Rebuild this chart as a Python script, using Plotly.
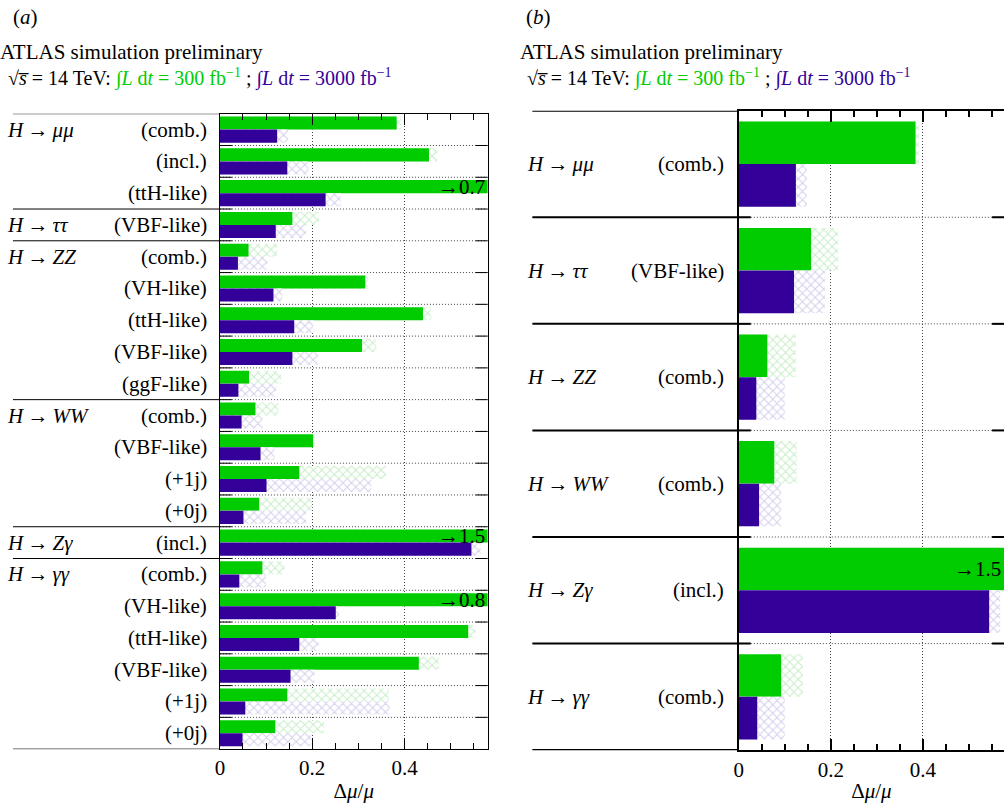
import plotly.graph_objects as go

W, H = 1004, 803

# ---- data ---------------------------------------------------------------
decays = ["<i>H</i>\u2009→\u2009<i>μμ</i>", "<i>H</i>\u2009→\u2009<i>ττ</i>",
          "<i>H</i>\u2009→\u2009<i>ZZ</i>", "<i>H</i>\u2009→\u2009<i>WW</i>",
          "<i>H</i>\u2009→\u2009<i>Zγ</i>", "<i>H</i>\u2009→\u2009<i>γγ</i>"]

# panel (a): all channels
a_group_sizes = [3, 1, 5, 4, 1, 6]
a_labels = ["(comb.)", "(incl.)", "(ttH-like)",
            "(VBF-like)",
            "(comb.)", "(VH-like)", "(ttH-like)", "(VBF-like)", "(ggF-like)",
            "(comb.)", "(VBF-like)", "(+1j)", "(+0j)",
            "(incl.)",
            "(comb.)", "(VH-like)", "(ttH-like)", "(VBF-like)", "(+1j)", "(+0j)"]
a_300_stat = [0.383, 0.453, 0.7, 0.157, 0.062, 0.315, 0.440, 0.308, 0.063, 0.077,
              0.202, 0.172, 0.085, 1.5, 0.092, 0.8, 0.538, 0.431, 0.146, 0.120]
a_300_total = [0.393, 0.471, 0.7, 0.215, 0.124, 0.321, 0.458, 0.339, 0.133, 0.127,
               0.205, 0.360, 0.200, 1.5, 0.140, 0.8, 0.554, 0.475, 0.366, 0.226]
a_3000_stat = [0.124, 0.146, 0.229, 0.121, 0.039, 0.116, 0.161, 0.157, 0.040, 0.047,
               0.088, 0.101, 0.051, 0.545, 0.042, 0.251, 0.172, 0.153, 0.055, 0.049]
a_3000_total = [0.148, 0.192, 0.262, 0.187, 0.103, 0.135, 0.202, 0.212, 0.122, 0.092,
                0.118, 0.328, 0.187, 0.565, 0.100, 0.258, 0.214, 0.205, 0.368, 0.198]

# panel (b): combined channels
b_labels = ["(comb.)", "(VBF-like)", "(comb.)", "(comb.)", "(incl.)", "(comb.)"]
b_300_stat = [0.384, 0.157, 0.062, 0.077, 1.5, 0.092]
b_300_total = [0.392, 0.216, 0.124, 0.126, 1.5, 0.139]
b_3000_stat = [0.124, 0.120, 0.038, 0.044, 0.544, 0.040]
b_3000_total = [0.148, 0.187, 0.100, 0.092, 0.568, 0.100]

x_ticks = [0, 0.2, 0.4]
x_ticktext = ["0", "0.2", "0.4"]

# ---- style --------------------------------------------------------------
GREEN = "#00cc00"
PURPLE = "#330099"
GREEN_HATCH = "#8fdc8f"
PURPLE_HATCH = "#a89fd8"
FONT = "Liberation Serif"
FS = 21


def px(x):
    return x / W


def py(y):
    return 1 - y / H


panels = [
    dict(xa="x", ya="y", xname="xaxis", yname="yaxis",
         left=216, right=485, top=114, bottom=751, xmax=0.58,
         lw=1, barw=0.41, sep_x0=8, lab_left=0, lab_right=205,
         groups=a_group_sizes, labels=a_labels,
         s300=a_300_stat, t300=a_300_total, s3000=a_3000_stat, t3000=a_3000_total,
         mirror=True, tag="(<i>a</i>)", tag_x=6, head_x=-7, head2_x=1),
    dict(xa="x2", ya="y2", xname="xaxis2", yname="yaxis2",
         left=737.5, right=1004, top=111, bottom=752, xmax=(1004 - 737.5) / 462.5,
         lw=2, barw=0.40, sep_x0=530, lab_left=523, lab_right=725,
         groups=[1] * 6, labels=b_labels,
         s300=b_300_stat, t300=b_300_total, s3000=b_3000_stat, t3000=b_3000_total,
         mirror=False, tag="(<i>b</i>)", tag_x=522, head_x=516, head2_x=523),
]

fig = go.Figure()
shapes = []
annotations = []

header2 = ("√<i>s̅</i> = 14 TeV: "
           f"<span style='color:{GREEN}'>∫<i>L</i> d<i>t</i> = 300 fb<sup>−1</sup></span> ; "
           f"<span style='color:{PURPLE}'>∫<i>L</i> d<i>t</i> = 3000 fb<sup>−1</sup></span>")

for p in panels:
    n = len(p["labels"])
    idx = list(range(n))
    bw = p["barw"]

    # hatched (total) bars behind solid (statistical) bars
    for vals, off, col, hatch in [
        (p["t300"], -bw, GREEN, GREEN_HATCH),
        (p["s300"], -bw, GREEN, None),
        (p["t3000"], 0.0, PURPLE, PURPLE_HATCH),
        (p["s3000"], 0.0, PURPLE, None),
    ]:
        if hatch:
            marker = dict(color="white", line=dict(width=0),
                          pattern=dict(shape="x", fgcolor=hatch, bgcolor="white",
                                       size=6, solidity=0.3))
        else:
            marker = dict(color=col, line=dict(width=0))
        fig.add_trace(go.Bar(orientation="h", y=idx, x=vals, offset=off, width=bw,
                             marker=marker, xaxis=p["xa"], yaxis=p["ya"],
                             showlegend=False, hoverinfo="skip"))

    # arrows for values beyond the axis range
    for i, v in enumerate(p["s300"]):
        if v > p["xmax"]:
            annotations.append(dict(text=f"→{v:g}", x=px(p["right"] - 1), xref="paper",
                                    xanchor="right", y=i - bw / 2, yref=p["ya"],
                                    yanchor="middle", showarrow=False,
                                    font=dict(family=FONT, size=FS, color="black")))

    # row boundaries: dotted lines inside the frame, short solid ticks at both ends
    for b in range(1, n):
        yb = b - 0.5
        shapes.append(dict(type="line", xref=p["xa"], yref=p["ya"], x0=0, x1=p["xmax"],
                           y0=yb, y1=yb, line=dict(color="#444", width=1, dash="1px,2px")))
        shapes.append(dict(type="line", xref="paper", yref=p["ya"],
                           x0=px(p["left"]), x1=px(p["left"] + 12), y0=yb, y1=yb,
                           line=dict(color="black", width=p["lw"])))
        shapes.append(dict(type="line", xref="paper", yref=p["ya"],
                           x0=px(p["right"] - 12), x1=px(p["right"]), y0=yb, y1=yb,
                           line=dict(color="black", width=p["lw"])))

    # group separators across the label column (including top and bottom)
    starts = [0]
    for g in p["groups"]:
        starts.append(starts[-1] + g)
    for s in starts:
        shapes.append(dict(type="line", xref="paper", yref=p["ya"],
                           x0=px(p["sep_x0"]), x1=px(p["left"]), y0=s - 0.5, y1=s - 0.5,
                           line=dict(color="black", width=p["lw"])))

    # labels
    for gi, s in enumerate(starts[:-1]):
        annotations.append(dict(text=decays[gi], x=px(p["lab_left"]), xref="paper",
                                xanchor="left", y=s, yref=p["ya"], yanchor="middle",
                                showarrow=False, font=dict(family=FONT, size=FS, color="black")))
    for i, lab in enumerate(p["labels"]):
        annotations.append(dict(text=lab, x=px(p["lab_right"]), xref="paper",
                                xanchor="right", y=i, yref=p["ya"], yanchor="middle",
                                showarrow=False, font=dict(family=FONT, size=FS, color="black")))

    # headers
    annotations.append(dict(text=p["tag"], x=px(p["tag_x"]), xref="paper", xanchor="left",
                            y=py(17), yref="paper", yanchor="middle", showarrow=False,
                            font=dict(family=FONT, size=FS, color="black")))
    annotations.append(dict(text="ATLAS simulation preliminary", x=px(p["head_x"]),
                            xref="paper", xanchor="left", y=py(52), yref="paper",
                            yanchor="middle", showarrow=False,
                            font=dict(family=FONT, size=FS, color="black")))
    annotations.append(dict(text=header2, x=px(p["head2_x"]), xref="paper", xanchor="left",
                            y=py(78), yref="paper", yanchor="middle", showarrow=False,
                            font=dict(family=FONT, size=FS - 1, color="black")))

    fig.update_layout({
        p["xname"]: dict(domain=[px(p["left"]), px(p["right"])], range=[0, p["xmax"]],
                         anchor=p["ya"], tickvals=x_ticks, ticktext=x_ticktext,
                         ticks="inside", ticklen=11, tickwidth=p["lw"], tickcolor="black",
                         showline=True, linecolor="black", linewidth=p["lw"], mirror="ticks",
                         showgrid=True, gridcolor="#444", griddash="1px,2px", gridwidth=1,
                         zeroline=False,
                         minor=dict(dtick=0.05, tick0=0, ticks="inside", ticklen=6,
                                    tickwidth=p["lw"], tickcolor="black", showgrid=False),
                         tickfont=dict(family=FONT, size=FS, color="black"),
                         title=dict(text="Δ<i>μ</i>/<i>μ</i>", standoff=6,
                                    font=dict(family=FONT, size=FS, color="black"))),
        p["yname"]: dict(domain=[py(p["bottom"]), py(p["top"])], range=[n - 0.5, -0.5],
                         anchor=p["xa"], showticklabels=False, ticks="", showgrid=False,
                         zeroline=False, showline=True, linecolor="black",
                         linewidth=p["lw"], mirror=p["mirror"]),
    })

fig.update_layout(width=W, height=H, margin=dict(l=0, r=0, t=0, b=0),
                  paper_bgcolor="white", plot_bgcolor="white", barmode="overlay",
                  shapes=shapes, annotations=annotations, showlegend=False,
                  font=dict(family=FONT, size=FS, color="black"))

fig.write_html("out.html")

-------

• Required work: Emit the lines of the material exactly, from its first line to the line containing "W, H = 1004, 803", inclusive; leave every picture out.

• Exercise answer:
Rebuild this chart as a Python script, using Plotly.
import plotly.graph_objects as go

W, H = 1004, 803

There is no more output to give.